“Gomorrah” is one of the most depressing films I’ve seen in quite some time, but it is also one of the most powerful — a brilliant and fervently downbeat exposé of the Camorra, the mobsters who dominate the Italian city of Naples.
It’s based on the non-fiction book of the same name by Roberto Saviano. The book caused such a sensation in Italy that Saviano instantly had a multitude of hits taken out on him. Watching the film, it’s easy to understand why the mob was upset. “Gomorrah” feels as if it’s been made by people with an intimate understanding of the many-headed hydra that has eaten Naples up. Unlike its more famous Sicilian counterpart, this mob does not involve any families or traditions, but rather a bewildering array of constantly shifting gangs and clans.
Accordingly, the film splits off into different strands. A few of them are driven by pretty straightforward mob violence: There are two young men with dreams of Scarface glory who run afoul of the mob after they come across a hidden cache of weapons, and a 13-year-old who joins a gang after returning drugs and guns to them (there’s a shot of mobsters handing out drugs like raffle tickets to a begging crowd).
But we also get a sense of how deeply and exotically the Camorra has insinuated itself into every sector of the economy. Who knew, for instance, that making dresses was a mob-run job, as a garment worker finds out? Or that there’s a deadly market in the illegal dumping of toxic waste, as a grad student discovers when he starts working for a boss who makes money while he poisons people?
The principal characters are connected only because they’re all completely in over their heads. Whether driven by macho fantasy, poverty or ignorance, they quickly discover that there’s no way out, and that their bark won’t prevent them from the mob’s bite. Not to give anything away, but things don’t turn out too well. This isn’t a happy film.
The palette is as moody and insular as “The Godfather” — when kids first join the Camorra, we see them literally stepping into blackness that swallows them whole — but it contains none of that film’s rich opulence. Instead, we get the darkness and decay of the crumbling, labyrinthine concrete monstrosities that are the projects in Naples. The film reeks of heat and sweat and blood.
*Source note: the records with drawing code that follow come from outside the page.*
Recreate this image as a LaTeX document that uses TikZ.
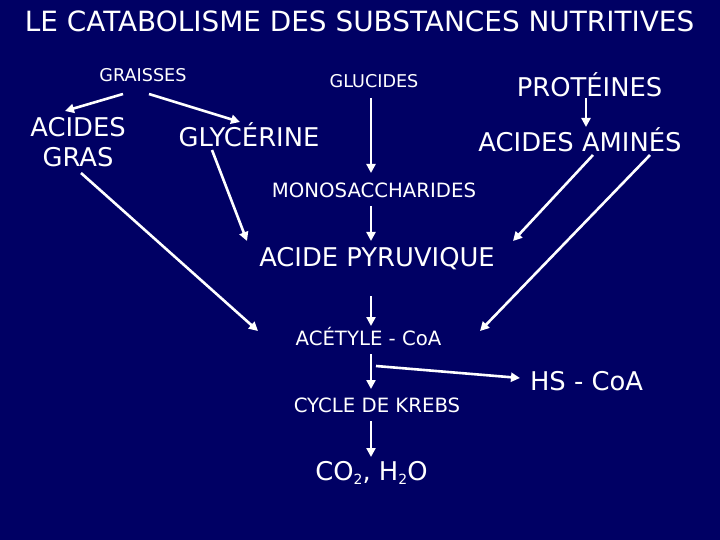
\documentclass[tikz,border=0pt]{standalone}
\usepackage{fontspec}
\setmainfont{DejaVu Sans}
\usetikzlibrary{arrows.meta}
\definecolor{navy}{RGB}{0,0,100}
\newcommand{\mysub}[1]{\raisebox{-4.5pt}{\fontsize{14}{16}\selectfont #1}}
\tikzset{
  big/.style={text=white,font=\fontsize{25.8}{31}\selectfont,inner sep=0pt,anchor=base},
  mid/.style={text=white,font=\fontsize{19.7}{24}\selectfont,inner sep=0pt,anchor=base},
  small/.style={text=white,font=\fontsize{17.6}{21}\selectfont,inner sep=0pt,anchor=base},
  titlestyle/.style={text=white,font=\fontsize{27.9}{33}\selectfont,inner sep=0pt,anchor=base},
  arr/.style={draw=white,line width=2.6pt,-{Triangle[length=9pt,width=9pt]}}
}
\begin{document}
\begin{tikzpicture}[x=1pt,y=-1pt]
\fill[navy] (0,0) rectangle (720,540);
\useasboundingbox (0,0) rectangle (720,540);

\node[titlestyle] (title) at (359.5,32) {LE CATABOLISME DES SUBSTANCES NUTRITIVES};

\node[small] (graisses) at (143,82) {GRAISSES};
\node[small] (glucides) at (374,88) {GLUCIDES};
\node[big] (proteines) at (589.5,96.5) {PROTÉINES};
\node[big,align=center,anchor=center] (acgras) at (78,142) {ACIDES\\[-1pt]GRAS};
\node[big] (glycerine) at (249,147) {GLYCÉRINE};
\node[big] (amines) at (580,151.5) {ACIDES AMINÉS};
\node[mid] (mono) at (374,198) {MONOSACCHARIDES};
\node[big] (pyruv) at (377,266) {ACIDE PYRUVIQUE};
\node[mid] (acetyl) at (368.5,345) {ACÉTYLE - CoA};
\node[big] (hscoa) at (586.5,390) {HS - CoA};
\node[mid] (krebs) at (377,412.5) {CYCLE DE KREBS};
\node[big] (co2) at (371.5,480) {CO\mysub{2}, H\mysub{2}O};

% connector end points
\coordinate (g1) at (123,94);   \coordinate (ag1) at (65,111);
\coordinate (g2) at (149,94);   \coordinate (gl1) at (240,122);
\coordinate (ag2) at (81,173);  \coordinate (ac1) at (258,331);
\coordinate (gl2) at (212,150); \coordinate (py1) at (247,241);
\coordinate (gu1) at (371,98);  \coordinate (mo1) at (371,173);
\coordinate (mo2) at (371,206); \coordinate (py2) at (371,241);
\coordinate (pr1) at (586,98);  \coordinate (am1) at (586,127);
\coordinate (am2) at (593,155); \coordinate (py3) at (513,241);
\coordinate (am3) at (650,155); \coordinate (ac2) at (480,331);
\coordinate (py4) at (371,296); \coordinate (ac3) at (371,326);
\coordinate (ac4) at (371,354); \coordinate (kr1) at (371,389);
\coordinate (br) at (376,366);  \coordinate (hs1) at (520,378);
\coordinate (kr2) at (371,421); \coordinate (co1) at (371,457);

\draw[arr] (g1) -- (ag1);
\draw[arr] (g2) -- (gl1);
\draw[arr] (ag2) -- (ac1);
\draw[arr] (gl2) -- (py1);
\draw[arr] (gu1) -- (mo1);
\draw[arr] (mo2) -- (py2);
\draw[arr] (pr1) -- (am1);
\draw[arr] (am2) -- (py3);
\draw[arr] (am3) -- (ac2);
\draw[arr] (py4) -- (ac3);
\draw[arr] (ac4) -- (kr1);
\draw[arr] (br) -- (hs1);
\draw[arr] (kr2) -- (co1);
\end{tikzpicture}
\end{document}
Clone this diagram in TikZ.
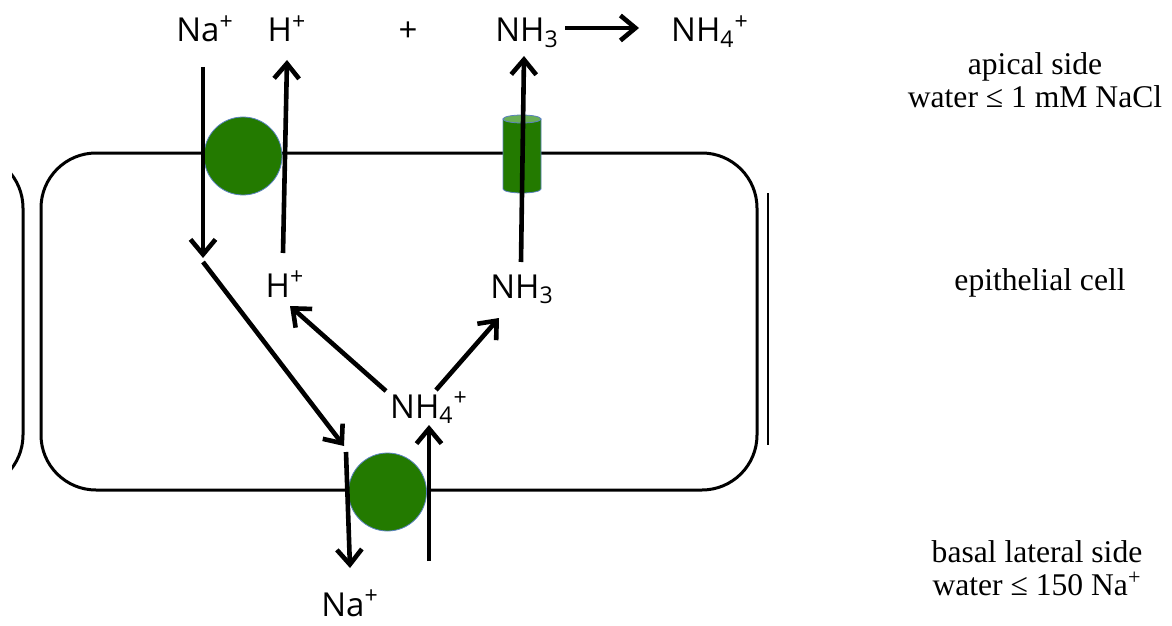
\documentclass[tikz,border=0pt]{standalone}
\usepackage{fontspec}
\setmainfont{Liberation Serif}
\newfontfamily\labfont{Open Sans}
\usetikzlibrary{arrows.meta}
\definecolor{pumpgreen}{RGB}{35,122,0}
\definecolor{pumpedge}{RGB}{90,130,190}
\definecolor{captop}{RGB}{105,175,85}
\begin{document}
\begin{tikzpicture}[x=0.5pt,y=-0.5pt,
  mem/.style={line width=1.5pt},
  flux/.style={line width=2.3pt,-{Straight Barb[length=7.5pt,width=12.5pt]}},
  ion/.style={font=\labfont\fontsize{16.5}{19}\selectfont, inner sep=0pt, anchor=base},
  note/.style={font=\fontsize{15.8}{16.2}\selectfont, align=center, inner sep=0pt},
  pump/.style={circle, fill=pumpgreen, draw=pumpedge, line width=0.4pt, minimum size=39pt, inner sep=0pt}]
\useasboundingbox (0,0) rectangle (1172,626);

% neighbouring cells
\begin{scope}
  \clip (12,100) rectangle (40,540);
  \draw[mem, rounded corners=27.5pt] (-700,153) rectangle (23,490);
\end{scope}
\draw[line width=1.2pt] (768,193) -- (768,445);

% epithelial cell
\draw[mem, rounded corners=27.5pt] (41,153) rectangle (757,490);

% transporters
\node[pump] (apump) at (243,156) {};
\node[pump] (bpump) at (387.5,492) {};
% NH3 channel
\filldraw[fill=pumpgreen, draw=pumpedge, line width=0.4pt]
  (503,119) -- (503,189) arc[start angle=180, end angle=360, x radius=9.5pt, y radius=2pt]
  -- (541,119) -- cycle;
\filldraw[fill=captop, draw=pumpedge, line width=0.4pt] (522,119) ellipse[x radius=9.5pt, y radius=2pt];

% labels (apical)
\node[ion] (naTop) at (205,42) {Na\textsuperscript{+}};
\node[ion] (hTop) at (287,42) {H\textsuperscript{+}};
\node[ion] (plus) at (408,42) {+};
\node[ion] (nh3Top) at (527,42) {NH\textsubscript{3}};
\node[ion] (nh4Top) at (710,42) {NH\textsubscript{4}\textsuperscript{+}};
% labels (cell)
\node[ion] (hIn) at (285,297) {H\textsuperscript{+}};
\node[ion] (nh3In) at (522,298) {NH\textsubscript{3}};
\node[ion] (nh4In) at (429,418) {NH\textsubscript{4}\textsuperscript{+}};
% labels (basal)
\node[ion] (naBot) at (350,616) {Na\textsuperscript{+}};

% arrow end points
\coordinate (a1) at (203,67);  \coordinate (a2) at (203,258);
\coordinate (b1) at (283,253); \coordinate (b2) at (287,60);
\coordinate (c1) at (565,28);  \coordinate (c2) at (639,28);
\coordinate (d1) at (521,262); \coordinate (d2) at (524,56);
\coordinate (e1) at (203,262); \coordinate (e2) at (344,446);
\coordinate (f1) at (386,391); \coordinate (f2) at (290,306);
\coordinate (g1) at (436,390); \coordinate (g2) at (499,318);
\coordinate (h1) at (346,452); \coordinate (h2) at (350,568);
\coordinate (k1) at (429,561); \coordinate (k2) at (429,425);

\draw[flux] (a1) -- (a2);
\draw[flux] (b1) -- (b2);
\draw[flux] (c1) -- (c2);
\draw[flux] (d1) -- (d2);
\draw[flux] (e1) -- (e2);
\draw[flux] (f1) -- (f2);
\draw[flux] (g1) -- (g2);
\draw[flux] (h1) -- (h2);
\draw[flux] (k1) -- (k2);

% side notes
\node[note] (apical) at (1035,80) {apical side\\water ≤ 1 mM NaCl};
\node[note] (epi) at (1040,283) {epithelial cell};
\node[note] (basal) at (1037,568) {basal lateral side\\water ≤ 150 Na\textsuperscript{+}};
\end{tikzpicture}
\end{document}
Similarly, these gangsters are not seductive or romantic. They’re just bastards and criminals, and the revulsion that permeates “Gomorrah” is very potent. The central characters are all sympathetic, though. The dressmaker, Pasquale (Salvatore Cantalupo), is only trying to make more money when he agrees to do a late-night, secret fashion tutorial for a Chinese garment factory — a big mistake. (This isn’t your grandfather’s Italy either; the sizable immigrant population plays a big role here.) And the young people have become so immune to, and entranced by, the power of the mob that, the film suggests, there isn’t much hope for them in the long run: everyone in Naples eventually encounters the Camorra.
The polemical nature of the film sometimes brings “Gomorrah” dangerously close to preachiness, but it avoids this because of the sharpness with which it’s made and because it’s describing something that really is frightening. There’s no poetry in its violence and no glamour in its high life — just a straightforward and courageous kind of despair. The fact that it wasn’t nominated for an Oscar is yet more proof of the Academy’s insanity.